Dan Lacey, the man known as the Pancake Painter, has struggled over the years with his faith and his politics.

His recent painting, “Obama Lohan Icelandic Volcano,” encapsulates this tension.

“That painting was about nature punishing man,” Lacey explains.

“So what I am saying is that the act of God creates calamity, but man working in the place of God can work for the good,” he posits.

That struggle with faith and politics goes back 20 years.

He was raised Roman Catholic but broke with the church as he grew older.

“When I went away from [Catholicism], I was very much a liberal,” Lacey tells us.

In turn, he tried to convince others to leave Christianity. Then he had a spiritual reawakening.

“[And] when I was saved,” he says. “I immediately became a Republican.”

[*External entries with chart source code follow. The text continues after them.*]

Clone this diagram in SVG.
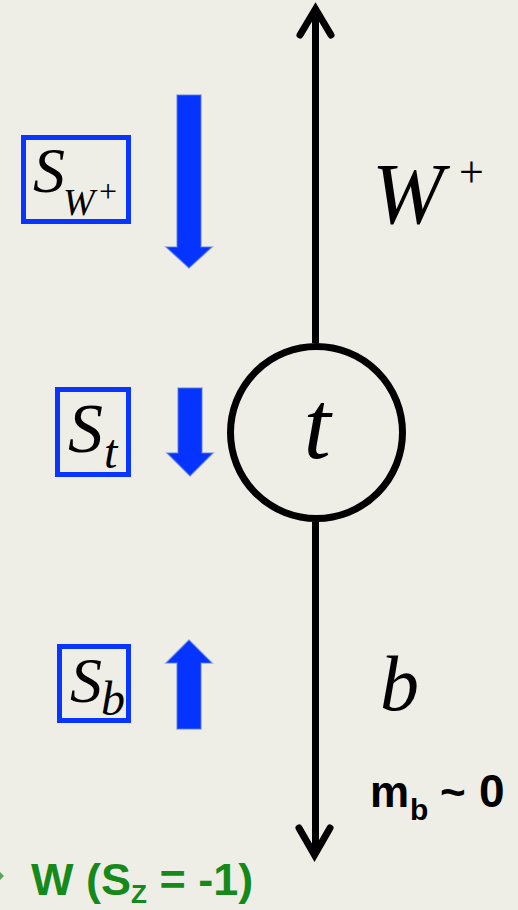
<svg xmlns="http://www.w3.org/2000/svg" width="518" height="910" viewBox="0 0 518 910">
<defs>
<style>
.bg{fill:#efeee6}
.box{fill:none;stroke:#0a35ff;stroke-width:5}
.barrow{fill:#0533ff;stroke:#5a7de0;stroke-width:1.5;stroke-opacity:0.6}
.ln{fill:none;stroke:#000;stroke-width:7}
.head{fill:none;stroke:#000;stroke-width:7;stroke-linecap:round;stroke-linejoin:miter}
.it{font-family:"Liberation Serif","Times New Roman",serif;font-style:italic;fill:#000}
.rm{font-family:"Liberation Serif","Times New Roman",serif;fill:#000}
.bold{font-family:"Liberation Sans",Arial,sans-serif;font-weight:bold;fill:#000}
.green{font-family:"Liberation Sans",Arial,sans-serif;font-weight:bold;fill:#15891a}
</style>
</defs>
<rect class="bg" x="0" y="0" width="518" height="910"/>

<g id="connectors">
<line class="ln" x1="315.5" y1="12" x2="315.5" y2="343"/>
<path class="head" d="M300,35 L315.5,9 L331,35"/>
<line class="ln" x1="315.5" y1="522" x2="315.5" y2="852"/>
<path class="head" d="M299,828 L314.5,855 L330,828"/>
</g>

<g id="top-quark">
<circle cx="316.5" cy="432.5" r="86" fill="none" stroke="#000" stroke-width="7"/>
<text class="it" x="317" y="458" font-size="98" text-anchor="middle">t</text>
</g>

<g id="W-label">
<text class="it" x="372" y="223" font-size="86">W</text>
<text class="rm" x="459" y="187" font-size="44">+</text>
</g>

<g id="b-label">
<text class="it" x="380" y="710" font-size="78">b</text>
</g>

<g id="mass-label">
<text class="bold" x="370" y="807" font-size="44">m</text>
<text class="bold" x="410" y="820" font-size="30">b</text>
<text class="bold" x="440" y="807" font-size="44">~</text>
<text class="bold" x="479" y="807" font-size="46">0</text>
</g>

<g id="spin-W">
<rect class="box" x="23.5" y="137.5" width="105" height="84"/>
<text class="it" x="33" y="192" font-size="64">S</text>
<text class="it" x="63" y="215" font-size="38">W</text>
<text class="rm" x="99" y="202" font-size="32">+</text>
<polygon class="barrow" points="177,95 201,95 201,247 212,247 189,268 166,247 177,247"/>
</g>

<g id="spin-t">
<rect class="box" x="57.5" y="389.5" width="71" height="85"/>
<text class="it" x="68" y="452" font-size="70">S</text>
<text class="it" x="104" y="468" font-size="48">t</text>
<polygon class="barrow" points="178,388 202,388 202,453 213,453 190,476 167,453 178,453"/>
</g>

<g id="spin-b">
<rect class="box" x="59.5" y="646.5" width="69" height="74"/>
<text class="it" x="70" y="702" font-size="64">S</text>
<text class="it" x="101" y="715" font-size="48">b</text>
<polygon class="barrow" points="189,640 212,663 201,663 201,729 177,729 177,663 166,663"/>
</g>

<g id="W-spin-label">
<path d="M0,872 L4,876 L0,880 Z" fill="#15891a" opacity="0.7"/>
<text class="green" x="31" y="895" font-size="45">W (S<tspan dy="8" font-size="26">Z</tspan><tspan dy="-8"> = -1)</tspan></text>
</g>
</svg>
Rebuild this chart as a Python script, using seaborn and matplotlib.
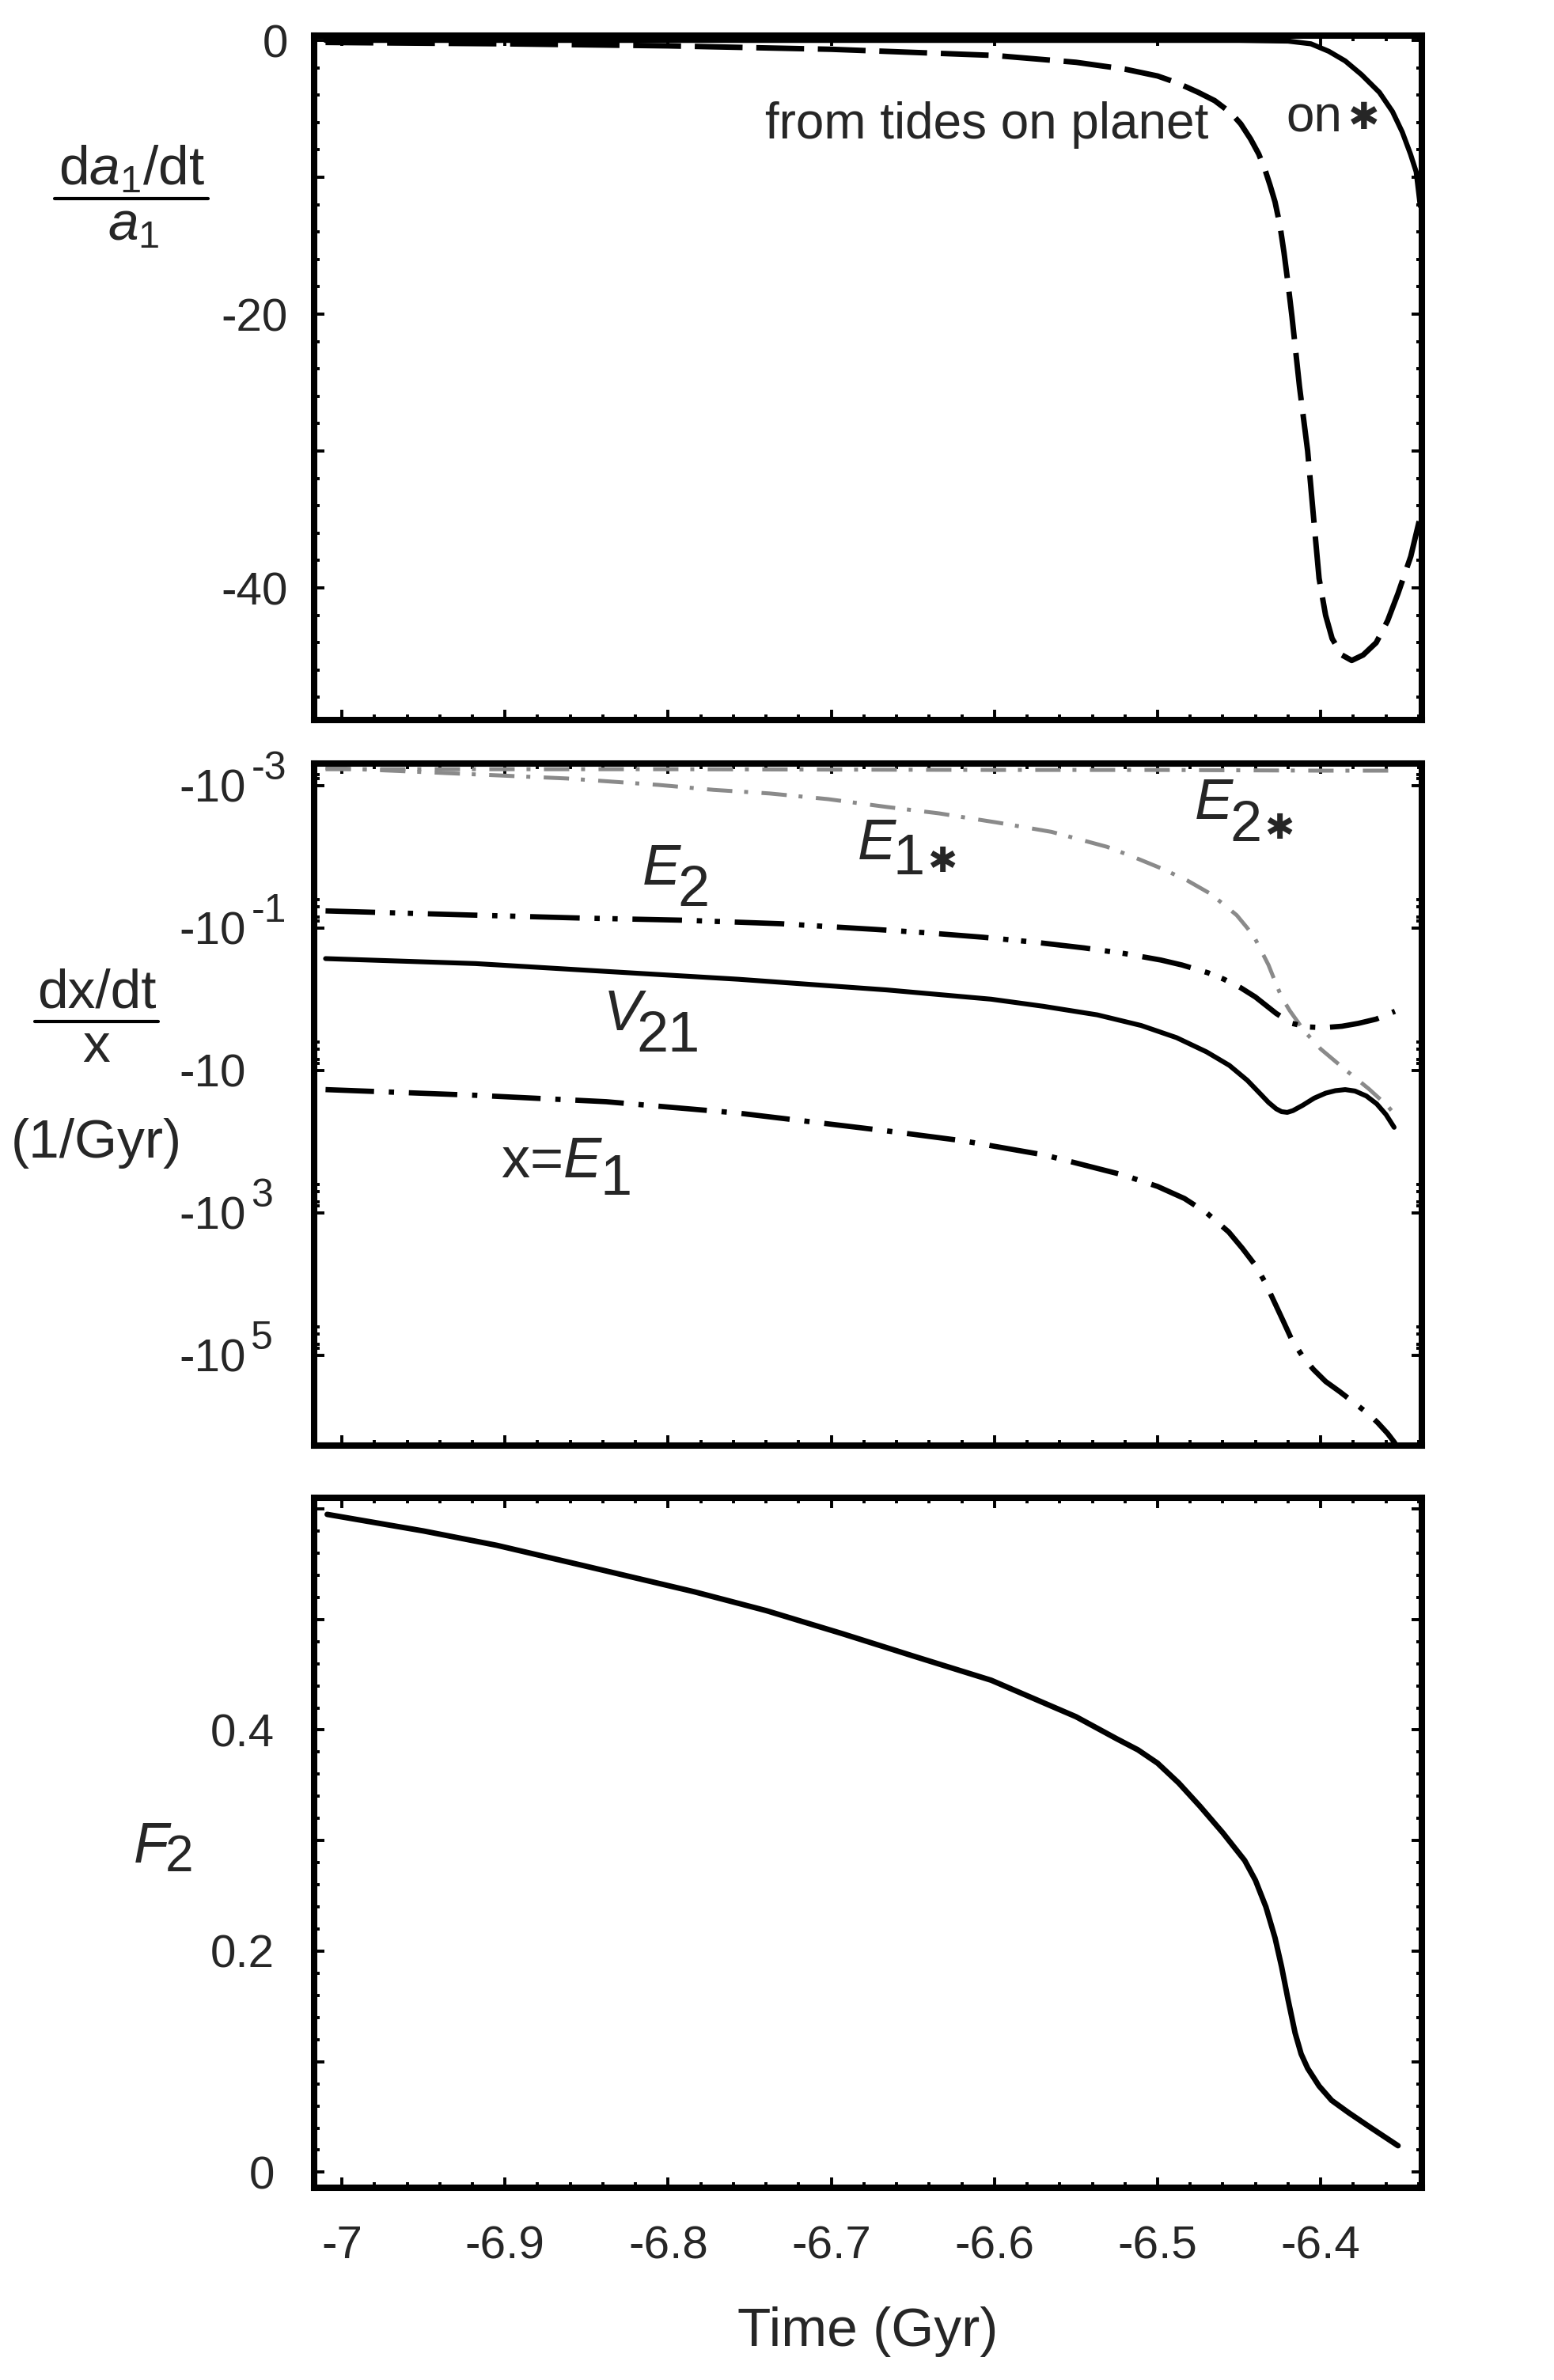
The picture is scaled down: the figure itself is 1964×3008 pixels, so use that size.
import numpy as np
import matplotlib
matplotlib.use("Agg")
import matplotlib.pyplot as plt
import seaborn as sns
from matplotlib.ticker import MultipleLocator, FixedLocator, NullFormatter, FuncFormatter
from matplotlib.lines import Line2D

# ---- panel 1: (da1/dt)/a1 ----
t_planet = [-7.010, -6.9, -6.8, -6.7, -6.6, -6.55, -6.52, -6.5, -6.488, -6.475, -6.465, -6.455,
            -6.449, -6.443, -6.438, -6.434, -6.431, -6.428, -6.425, -6.4225, -6.420, -6.4176,
            -6.413, -6.408, -6.4045, -6.401, -6.397, -6.393, -6.387, -6.381, -6.374, -6.366,
            -6.359, -6.3526, -6.3448, -6.339]
v_planet = [-0.15, -0.25, -0.4, -0.65, -1.1, -1.6, -2.1, -2.6, -3.1, -3.8, -4.4, -5.3,
            -6.1, -7.2, -8.3, -9.5, -10.6, -11.8, -13.5, -15.5, -17.8, -20.2,
            -25.3, -30.0, -34.7, -39.3, -42.0, -43.7, -44.9, -45.3, -44.9, -44.0,
            -42.4, -40.4, -37.7, -34.8]
t_star = [-7.010, -6.6, -6.45, -6.42, -6.406, -6.395, -6.385, -6.375, -6.364, -6.356,
          -6.350, -6.345, -6.3415, -6.339]
v_star = [0.0, 0.0, 0.0, -0.05, -0.25, -0.8, -1.5, -2.5, -3.8, -5.2, -6.7, -8.3, -9.6, -12.1]

# ---- panel 2: log10 |(dx/dt)/x| ----
t_E2 = [-7.010, -6.918, -6.854, -6.792, -6.731, -6.673, -6.64, -6.607, -6.575, -6.545, -6.52,
        -6.498, -6.485, -6.469, -6.4593, -6.449, -6.440, -6.4273, -6.4176, -6.408, -6.398,
        -6.387, -6.377, -6.366, -6.3545]
e_E2 = [-1.24, -1.18, -1.14, -1.11, -1.06, -0.98, -0.93, -0.87, -0.80, -0.72, -0.64,
        -0.55, -0.48, -0.37, -0.28, -0.16, -0.03, 0.20, 0.34, 0.39, 0.40,
        0.38, 0.34, 0.28, 0.17]
t_V21 = [-7.010, -6.918, -6.838, -6.757, -6.666, -6.602, -6.57, -6.537, -6.51, -6.4884,
         -6.47, -6.456, -6.445, -6.437, -6.432, -6.4273, -6.424, -6.4205, -6.417, -6.411,
         -6.404, -6.397, -6.391, -6.385, -6.379, -6.372, -6.3657, -6.36, -6.355]
e_V21 = [-0.57, -0.50, -0.39, -0.28, -0.13, 0.0, 0.10, 0.22, 0.37, 0.54,
         0.74, 0.93, 1.14, 1.33, 1.45, 1.54, 1.58, 1.59, 1.565, 1.49,
         1.39, 1.32, 1.285, 1.27, 1.29, 1.36, 1.47, 1.62, 1.80]
t_E1 = [-7.010, -6.918, -6.838, -6.757, -6.666, -6.619, -6.569, -6.521, -6.5, -6.4835,
        -6.47, -6.4564, -6.448, -6.440, -6.434, -6.4287, -6.423, -6.4176, -6.411, -6.4045,
        -6.397, -6.3885, -6.38, -6.3705, -6.365, -6.359, -6.355, -6.350]
e_E1 = [1.27, 1.35, 1.44, 1.60, 1.85, 1.99, 2.19, 2.47, 2.63, 2.80,
        3.00, 3.27, 3.50, 3.74, 3.98, 4.24, 4.52, 4.79, 5.02, 5.20,
        5.37, 5.51, 5.66, 5.83, 5.95, 6.10, 6.22, 6.40]
t_E1s = [-7.010, -6.93, -6.862, -6.806, -6.772, -6.738, -6.702, -6.666, -6.634, -6.598,
         -6.565, -6.531, -6.515, -6.498, -6.482, -6.4675, -6.46, -6.4515, -6.445, -6.440,
         -6.436, -6.432, -6.428, -6.424, -6.419, -6.41, -6.400, -6.3855, -6.3705, -6.359,
         -6.3535]
e_E1s = [-3.25, -3.17, -3.10, -3.01, -2.94, -2.89, -2.81, -2.70, -2.61, -2.48,
         -2.35, -2.14, -2.00, -1.84, -1.67, -1.48, -1.34, -1.18, -1.00, -0.84,
         -0.66, -0.48, -0.25, -0.03, 0.16, 0.45, 0.70, 0.98, 1.26, 1.50,
         1.65]
t_E2s = [-7.010, -6.8, -6.6, -6.5, -6.4, -6.3535]
e_E2s = [-3.23, -3.23, -3.22, -3.22, -3.21, -3.21]

# ---- panel 3: F2 ----
t_F2 = [-7.009, -6.95, -6.905, -6.85, -6.784, -6.74, -6.693, -6.65, -6.602, -6.55, -6.525,
        -6.512, -6.5, -6.487, -6.474, -6.46, -6.4466, -6.44, -6.4336, -6.428, -6.424, -6.42,
        -6.4157, -6.412, -6.408, -6.401, -6.3933, -6.383, -6.369, -6.3526]
v_F2 = [0.595, 0.580, 0.567, 0.548, 0.525, 0.508, 0.487, 0.467, 0.445, 0.412, 0.392,
        0.382, 0.370, 0.352, 0.331, 0.307, 0.282, 0.264, 0.240, 0.212, 0.186, 0.156,
        0.126, 0.107, 0.094, 0.078, 0.065, 0.054, 0.040, 0.024]

xticks = [-7, -6.9, -6.8, -6.7, -6.6, -6.5, -6.4]
xticklabels = ["-7", "-6.9", "-6.8", "-6.7", "-6.6", "-6.5", "-6.4"]
log_ticks = [1e-3, 1e-1, 1e1, 1e3, 1e5]
log_tick_exps = ["-3", "-1", "", "3", "5"]

sns.set_style("white")
plt.rcParams["font.family"] = ["Liberation Sans", "DejaVu Sans"]
plt.rcParams["mathtext.fontset"] = "custom"
plt.rcParams["mathtext.rm"] = "Liberation Sans"
plt.rcParams["mathtext.it"] = "Liberation Sans:italic"
plt.rcParams["axes.unicode_minus"] = False

W, H = 1964, 3008
PT = 72 / 200  # points per pixel
fig = plt.figure(figsize=(W / 200, H / 200), dpi=200)


def px_axes(left, top, right, bottom):
    return fig.add_axes([left / W, 1 - bottom / H, (right - left) / W, (bottom - top) / H])


ax1 = px_axes(397, 45, 1797, 910)
ax2 = px_axes(397, 965, 1797, 1827)
ax3 = px_axes(397, 1893, 1797, 2765)
XLIM = (-7.017, -6.338)

for ax in (ax1, ax2, ax3):
    for sp in ax.spines.values():
        sp.set_linewidth(2.9)
        sp.set_color("black")
    ax.tick_params(which="both", direction="in", top=True, right=True, bottom=True, left=True,
                   width=1.4, color="black", labelsize=21)
    ax.tick_params(which="major", length=4.8)
    ax.tick_params(which="minor", length=2.6)
    ax.set_xlim(*XLIM)
    ax.xaxis.set_major_locator(FixedLocator(xticks))
    ax.xaxis.set_minor_locator(MultipleLocator(0.02))

# panel 1
sns.lineplot(x=t_planet, y=v_planet, ax=ax1, color="black", lw=2.5,
             linestyle=(0, (8.7, 2.5)), estimator=None, sort=False)
sns.lineplot(x=t_star, y=v_star, ax=ax1, color="black", lw=2.3, estimator=None, sort=False)
ax1.set_ylim(-49.65, 0.35)
ax1.yaxis.set_major_locator(MultipleLocator(10))
ax1.yaxis.set_minor_locator(MultipleLocator(2))
ax1.yaxis.set_major_formatter(FuncFormatter(lambda v, p: f"{v:.0f}" if round(v) % 20 == 0 else ""))
ax1.tick_params(axis="y", pad=12)
ax1.set_xticklabels([])

# panel 2 (log of magnitude, increasing downward)
p2 = [
    (t_E1s, e_E1s, "#8a8a8a", 1.8, (0, (6.4, 3, 1, 3.4))),
    (t_E2s, e_E2s, "#8a8a8a", 1.8, (0, (6.4, 3, 1, 3.4))),
    (t_E2, e_E2, "black", 2.4, (0, (9.4, 2.8, 1, 2.4, 1, 2.8))),
    (t_V21, e_V21, "black", 2.2, "-"),
    (t_E1, e_E1, "black", 2.4, (0, (9.2, 2.8, 1, 2.8))),
]
for tt, ee, col, lw, ls in p2:
    sns.lineplot(x=tt, y=10 ** np.array(ee), ax=ax2, color=col, lw=lw, linestyle=ls,
                 estimator=None, sort=False)
ax2.set_yscale("log")
ax2.set_ylim(10 ** 6.27, 10 ** -3.31)
ax2.yaxis.set_major_locator(FixedLocator(log_ticks))
minor = [k * 10.0 ** (n - 1) for n in (-3, -1, 1, 3, 5) for k in (4, 5, 7, 8)]
ax2.yaxis.set_minor_locator(FixedLocator(minor))
ax2.yaxis.set_minor_formatter(NullFormatter())
ax2.set_yticklabels([])
ax2.set_xticklabels([])
# "-10" with a large exponent, left-aligned like the original
for val, ex in zip(log_ticks, log_tick_exps):
    base = ax2.annotate("-10", xy=(0, val), xycoords=ax2.get_yaxis_transform(),
                        xytext=((226 - 397) * PT, -2), textcoords="offset points",
                        fontsize=21, ha="left", va="center")
    if ex:
        ax2.annotate(ex, xy=(1, 0), xycoords=base, xytext=(2.5, 0.21 * 21 + 10),
                     textcoords="offset points", fontsize=18, ha="left", va="baseline")

# panel 3
sns.lineplot(x=t_F2, y=v_F2, ax=ax3, color="black", lw=2.5, estimator=None, sort=False)
ax3.set_ylim(-0.014, 0.61)
ax3.yaxis.set_major_locator(MultipleLocator(0.1))
ax3.yaxis.set_minor_locator(MultipleLocator(0.02))
ax3.yaxis.set_major_formatter(FuncFormatter(
    lambda v, p: ("0" if abs(v) < 1e-9 else f"{v:.1f}") if round(v * 10) in (0, 2, 4) else ""))
ax3.set_xticklabels(xticklabels)
ax3.tick_params(axis="y", pad=18)
ax3.tick_params(axis="x", pad=17)

for ax in (ax1, ax2, ax3):
    ax.set_xlabel("")
    ax.set_ylabel("")


def sub_label(ax, x, y, main, sub, size=26, sub_size=None, coords="data", drop=10.0,
              gap=-1.5, italic=True, star=False, star_dx=1.5, star_dy=1.0):
    sub_size = sub_size or size
    t = ax.annotate(main, xy=(x, y), xycoords=coords, fontsize=size,
                    style="italic" if italic else "normal", ha="left", va="baseline")
    s = ax.annotate(sub, xy=(1, 0), xycoords=t, xytext=(gap, 0.21 * size - drop),
                    textcoords="offset points", fontsize=sub_size, ha="left", va="baseline")
    if star:
        ax.annotate("\u2731", xy=(1, 0), xycoords=s, xytext=(star_dx, 0.21 * sub_size + star_dy),
                    textcoords="offset points", fontsize=16, family=["DejaVu Sans"],
                    ha="left", va="baseline")
    return t


# annotations in panel 1
ax1.text(-6.469, -7.16, "from tides on planet", fontsize=23, ha="right", va="baseline")
on = ax1.text(-6.4214, -6.70, "on", fontsize=23, ha="left", va="baseline")
ax1.annotate("\u2731", xy=(1, 0), xycoords=on, xytext=(3, 6.0), textcoords="offset points",
             fontsize=17, family=["DejaVu Sans"], ha="left", va="baseline")

# annotations in panel 2
sub_label(ax2, -6.8157, 10 ** -1.611, "E", "2")
sub_label(ax2, -6.8395, 10 ** 0.433, "V", "21", gap=-2.5)
sub_label(ax2, -6.9025, 10 ** 2.50, "x=$E$", "1", italic=False, drop=8)
sub_label(ax2, -6.6838, 10 ** -1.967, "E", "1", drop=7, star=True)
sub_label(ax2, -6.4772, 10 ** -2.533, "E", "2", star=True)

# y-axis labels
fig.text(0.0845, 0.9225, "d$a_1$/dt", fontsize=25, ha="center", va="baseline")
fig.add_artist(Line2D([69 / W, 263 / W], [1 - 251 / H, 1 - 251 / H], transform=fig.transFigure,
                      color="black", lw=1.5))
fig.text(0.086, 1 - 303 / H, "$a_1$", fontsize=25, ha="center", va="baseline")

fig.text(122 / W, 1 - 1273 / H, "dx/dt", fontsize=25, ha="center", va="baseline")
fig.add_artist(Line2D([44 / W, 200 / W], [1 - 1291 / H, 1 - 1291 / H], transform=fig.transFigure,
                      color="black", lw=1.5))
fig.text(122 / W, 1 - 1342 / H, "x", fontsize=25, ha="center", va="baseline")
fig.text(122 / W, 1 - 1445 / H, "(1/Gyr)", fontsize=25, ha="center", va="center")

sub_label(ax3, 169 / W, 1 - 2354 / H, "F", "2", size=26, sub_size=23, coords="figure fraction",
          drop=4)

fig.text((397 + 1797) / 2 / W, 1 - 2965 / H, "Time (Gyr)", fontsize=25, ha="center", va="baseline")

fig.savefig("out.png", dpi=200)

Lacey enjoyed fame in the late 1990s and early 2000s for his online Christian conservative comic strip, FaithMouse.

Lacey says he was a favorite of the Christian right, and the Family Research Council even brought him to Washington for a signing.

After 9/11, however, Lacey says he took more risks with the strip and ended up being rejected by conservatives.

“I had [a] real falling out with my side of the political aisle,” he says. Perhaps as a result, Lacey began to lose his faith.

To process, he turned from cartooning to what would become his unique brand of political painting.

“I’m a self-taught artist,” Lacey tells HOH. “[Though] I went to the Art Center of Pasadena, Calif., on a scholarship.”

“I’m not an outsider artist,” he insists. “[An outsider artist] has done art on their own. Perhaps they’re a little bit insane, but that’s not what I am.”

His fascination with pancakes stemmed from an early Internet meme, which was a picture of a bunny balancing a dorayaki on his head. A dorayaki is a Japanese sweet that looks an awful lot like a pancake.

The picture served as shorthand for “I don’t know what you’re talking about, so here’s a bunny with a pancake on your head,” Lacey explains.

Something about the image and how it communicated bewilderment resonated as he coped with losing his faith, political party and work.

“I’m still a conservative,” he continued. “[But I] actually feel that conservatives have ruined [the government].”

The pancake painter has spent many years now painting the sticky sweet breakfast confection resting on the heads of former Alaska Gov. Sarah Palin (R), Minnesota Sen. Al Franken (D), Texas Rep. Ron Paul (R) and others.

Obama is now getting his share of pancake portraits. Often in these pieces, the pancake suggests a halo.

“[The work is] sort of a play on the Messiah, on the savior Christ,” Lacey said. “I just went with that. I just said, ‘What if the humanist Messiah actually was?’”

Lacey isn’t entirely sure whether he is for or against Obama, or either party. His work sends up or brings down the full spectrum of public figures, as seen in works such as “Governor Mark Sanford pancake” and “Rahm Emanuel Hamantashen cookies.”

“I’m at peace now with my loss of faith,” Lacey says. “My wife is a very firm-in-her-faith Catholic. I really do enjoy the comfort in that.”